In 2009 Navrozov was asked by Vladimir Yakovlev, then heading the new Russian multimedia project "Snob," to join the publication as one its six weekly columnists, alongside Ivan Okhlobystin, Maxim Kantor, Valery Panyushkin, Michael Idov and Anton Nosik. His "Writer's Diary" column ran until December 2010, when all the columnists were reorganised out of existence by Yakovlev's successor, Masha Gessen. A group of "Snob" subscribers then took over the financing of "Writer's Diary," and in this format the column ran until August 2012, when the incoming editor, Nikolai Uskov, shut it down, claiming one of Navrozov's columns to have been anti-Semitic.
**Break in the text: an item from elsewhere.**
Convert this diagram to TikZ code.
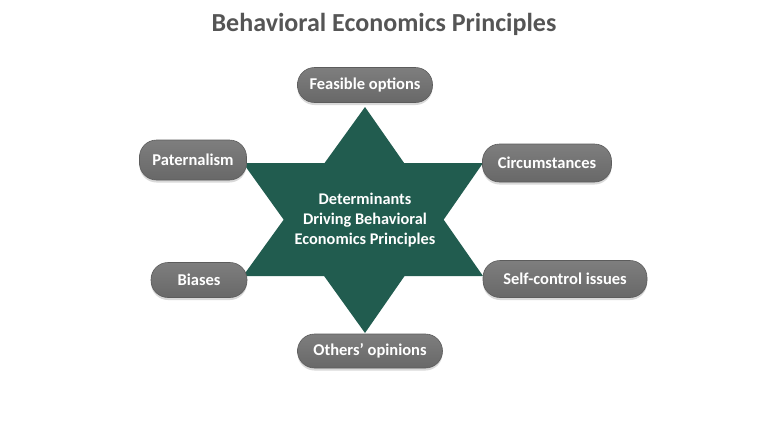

In 2015, following Thomas Fleming’s forced departure as Editor-in-Chief, Navrozov severed his thirty-year connection with Chronicles. The same year, after Fleming set up an outlet of his own, The Fleming Foundation, Navrozov was offered the position of a weekly columnist on its pay-to-view website. By the end of 2023, his column, “Wednesday’s Child,” had run nearly 500 times.

=== Awful Beauty ===

The first novel in Navrozov’s projected trilogy, Awful Beauty: Confessions of a Coward, was published in November 2018 by Zuleika, a recently launched British imprint. The female reviewer in The Spectator began with “There’s not one likeable character in this novel that centres around the sort of extravagant lifestyle favoured by rich Russians in London” and concluded with “‘Like great wealth or exalted rank, beauty is above all else an endowment. ‘I don’t think so.” Navrozov responded to the review in his “Wednesday’s Child” column.